** begin **

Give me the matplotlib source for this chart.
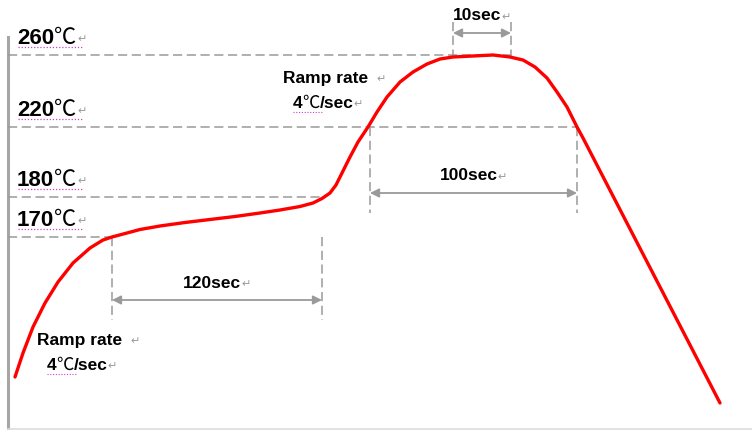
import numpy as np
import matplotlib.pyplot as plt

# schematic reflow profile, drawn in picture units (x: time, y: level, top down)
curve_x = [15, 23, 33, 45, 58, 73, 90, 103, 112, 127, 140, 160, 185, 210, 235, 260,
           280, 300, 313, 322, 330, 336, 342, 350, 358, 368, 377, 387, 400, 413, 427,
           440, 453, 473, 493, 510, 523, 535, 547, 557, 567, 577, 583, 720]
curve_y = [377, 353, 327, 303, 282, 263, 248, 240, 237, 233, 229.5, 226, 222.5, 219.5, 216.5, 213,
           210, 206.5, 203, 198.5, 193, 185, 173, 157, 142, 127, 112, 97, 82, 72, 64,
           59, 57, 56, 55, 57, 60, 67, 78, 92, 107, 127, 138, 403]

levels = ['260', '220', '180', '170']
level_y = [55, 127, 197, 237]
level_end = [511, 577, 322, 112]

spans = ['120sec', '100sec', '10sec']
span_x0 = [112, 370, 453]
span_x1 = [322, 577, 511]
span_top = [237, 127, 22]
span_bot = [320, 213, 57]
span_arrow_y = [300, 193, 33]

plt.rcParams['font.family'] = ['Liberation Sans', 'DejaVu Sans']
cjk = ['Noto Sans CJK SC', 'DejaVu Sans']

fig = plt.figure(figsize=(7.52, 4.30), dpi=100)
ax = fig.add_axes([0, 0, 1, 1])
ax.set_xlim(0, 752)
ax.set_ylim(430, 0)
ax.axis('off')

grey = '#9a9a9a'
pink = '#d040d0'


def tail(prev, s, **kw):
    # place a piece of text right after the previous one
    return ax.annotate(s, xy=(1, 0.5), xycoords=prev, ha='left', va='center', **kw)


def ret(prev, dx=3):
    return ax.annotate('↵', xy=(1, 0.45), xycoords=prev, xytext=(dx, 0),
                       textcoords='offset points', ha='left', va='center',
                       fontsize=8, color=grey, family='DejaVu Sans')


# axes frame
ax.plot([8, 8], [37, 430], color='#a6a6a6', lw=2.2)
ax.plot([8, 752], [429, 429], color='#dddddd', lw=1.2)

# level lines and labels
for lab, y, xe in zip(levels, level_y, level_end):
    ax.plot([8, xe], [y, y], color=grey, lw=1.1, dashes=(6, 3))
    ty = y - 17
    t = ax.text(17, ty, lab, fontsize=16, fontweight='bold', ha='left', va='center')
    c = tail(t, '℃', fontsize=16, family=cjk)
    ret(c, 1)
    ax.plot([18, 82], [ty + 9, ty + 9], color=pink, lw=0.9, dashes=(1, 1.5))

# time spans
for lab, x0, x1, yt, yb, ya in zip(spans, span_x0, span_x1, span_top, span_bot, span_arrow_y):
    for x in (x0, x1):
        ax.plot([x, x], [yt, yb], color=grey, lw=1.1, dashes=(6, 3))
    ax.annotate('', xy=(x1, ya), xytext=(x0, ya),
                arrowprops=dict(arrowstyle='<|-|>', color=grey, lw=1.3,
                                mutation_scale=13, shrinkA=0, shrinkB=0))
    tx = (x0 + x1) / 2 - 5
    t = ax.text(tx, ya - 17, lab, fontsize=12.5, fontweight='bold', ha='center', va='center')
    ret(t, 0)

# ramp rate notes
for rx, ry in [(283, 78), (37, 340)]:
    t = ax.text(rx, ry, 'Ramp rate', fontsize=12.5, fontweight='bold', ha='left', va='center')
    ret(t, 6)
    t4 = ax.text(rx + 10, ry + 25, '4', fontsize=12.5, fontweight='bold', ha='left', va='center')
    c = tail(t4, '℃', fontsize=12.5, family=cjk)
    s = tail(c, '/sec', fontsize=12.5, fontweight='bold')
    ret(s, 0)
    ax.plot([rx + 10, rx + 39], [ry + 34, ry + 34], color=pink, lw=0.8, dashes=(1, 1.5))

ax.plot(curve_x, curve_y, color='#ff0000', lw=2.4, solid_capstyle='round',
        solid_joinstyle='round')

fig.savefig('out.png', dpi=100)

** end **

**EXERCISE GOAL**
The lines from the start of the data through the line that contains "import matplotlib.pyplot as plt" are to be returned exactly, please, with both ends included and every picture left out.

**IN RESPONSE**
Give me the matplotlib source for this chart.
import numpy as np
import matplotlib.pyplot as plt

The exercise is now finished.